**What you have to do**
Extract the lines of the material below, beginning with the first and ending with the line that holds "color='#222222', family=narrow)". Skip every picture.
## BEGIN Given information
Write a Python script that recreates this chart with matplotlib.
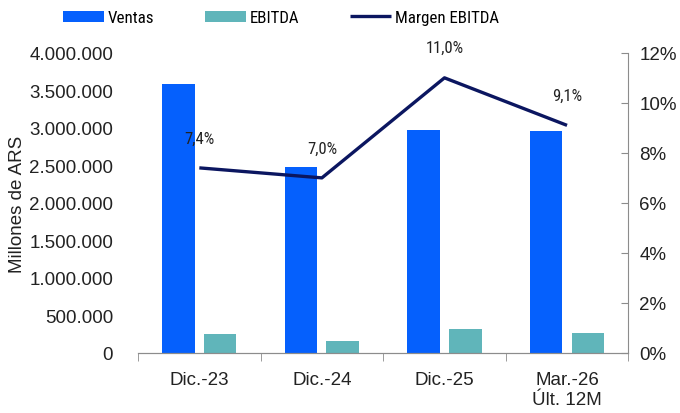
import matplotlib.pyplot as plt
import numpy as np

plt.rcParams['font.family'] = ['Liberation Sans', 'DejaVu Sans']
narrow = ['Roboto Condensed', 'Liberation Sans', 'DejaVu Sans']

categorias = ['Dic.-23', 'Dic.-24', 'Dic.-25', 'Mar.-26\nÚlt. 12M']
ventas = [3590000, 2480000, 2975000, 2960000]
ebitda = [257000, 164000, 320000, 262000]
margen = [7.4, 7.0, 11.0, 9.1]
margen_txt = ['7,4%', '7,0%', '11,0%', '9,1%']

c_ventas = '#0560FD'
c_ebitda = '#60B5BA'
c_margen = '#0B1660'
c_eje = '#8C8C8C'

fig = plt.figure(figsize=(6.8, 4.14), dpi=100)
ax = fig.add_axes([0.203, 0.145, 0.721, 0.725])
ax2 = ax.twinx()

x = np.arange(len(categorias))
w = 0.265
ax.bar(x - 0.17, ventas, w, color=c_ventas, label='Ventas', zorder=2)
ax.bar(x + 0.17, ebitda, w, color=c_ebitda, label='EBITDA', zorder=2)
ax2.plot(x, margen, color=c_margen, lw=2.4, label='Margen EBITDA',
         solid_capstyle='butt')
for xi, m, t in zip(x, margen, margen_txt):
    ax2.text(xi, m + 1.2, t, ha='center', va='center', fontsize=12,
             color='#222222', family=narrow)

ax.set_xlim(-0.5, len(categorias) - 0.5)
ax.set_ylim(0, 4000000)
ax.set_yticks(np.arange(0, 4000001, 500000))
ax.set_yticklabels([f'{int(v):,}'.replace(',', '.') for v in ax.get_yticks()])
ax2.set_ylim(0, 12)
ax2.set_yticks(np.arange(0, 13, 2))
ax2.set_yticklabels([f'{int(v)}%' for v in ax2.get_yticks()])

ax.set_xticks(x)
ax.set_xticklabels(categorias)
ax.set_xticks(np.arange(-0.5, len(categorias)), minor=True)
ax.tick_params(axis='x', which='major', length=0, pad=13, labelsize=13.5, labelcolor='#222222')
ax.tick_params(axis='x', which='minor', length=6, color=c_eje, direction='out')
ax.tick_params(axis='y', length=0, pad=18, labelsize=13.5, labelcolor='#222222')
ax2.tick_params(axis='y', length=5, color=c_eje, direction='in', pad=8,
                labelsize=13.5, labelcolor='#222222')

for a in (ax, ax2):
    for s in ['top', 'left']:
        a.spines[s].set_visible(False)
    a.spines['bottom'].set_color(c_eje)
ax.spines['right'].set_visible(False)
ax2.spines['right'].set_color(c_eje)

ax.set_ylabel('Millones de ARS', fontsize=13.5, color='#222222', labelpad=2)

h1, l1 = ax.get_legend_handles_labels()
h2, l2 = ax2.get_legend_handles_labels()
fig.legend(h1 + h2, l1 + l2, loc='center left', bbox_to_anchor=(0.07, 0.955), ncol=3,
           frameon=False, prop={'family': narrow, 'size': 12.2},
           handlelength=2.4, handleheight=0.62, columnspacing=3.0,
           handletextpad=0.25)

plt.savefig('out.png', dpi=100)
## END Given information
**The reply**
Write a Python script that recreates this chart with matplotlib.
import matplotlib.pyplot as plt
import numpy as np

plt.rcParams['font.family'] = ['Liberation Sans', 'DejaVu Sans']
narrow = ['Roboto Condensed', 'Liberation Sans', 'DejaVu Sans']

categorias = ['Dic.-23', 'Dic.-24', 'Dic.-25', 'Mar.-26\nÚlt. 12M']
ventas = [3590000, 2480000, 2975000, 2960000]
ebitda = [257000, 164000, 320000, 262000]
margen = [7.4, 7.0, 11.0, 9.1]
margen_txt = ['7,4%', '7,0%', '11,0%', '9,1%']

c_ventas = '#0560FD'
c_ebitda = '#60B5BA'
c_margen = '#0B1660'
c_eje = '#8C8C8C'

fig = plt.figure(figsize=(6.8, 4.14), dpi=100)
ax = fig.add_axes([0.203, 0.145, 0.721, 0.725])
ax2 = ax.twinx()

x = np.arange(len(categorias))
w = 0.265
ax.bar(x - 0.17, ventas, w, color=c_ventas, label='Ventas', zorder=2)
ax.bar(x + 0.17, ebitda, w, color=c_ebitda, label='EBITDA', zorder=2)
ax2.plot(x, margen, color=c_margen, lw=2.4, label='Margen EBITDA',
         solid_capstyle='butt')
for xi, m, t in zip(x, margen, margen_txt):
    ax2.text(xi, m + 1.2, t, ha='center', va='center', fontsize=12,
             color='#222222', family=narrow)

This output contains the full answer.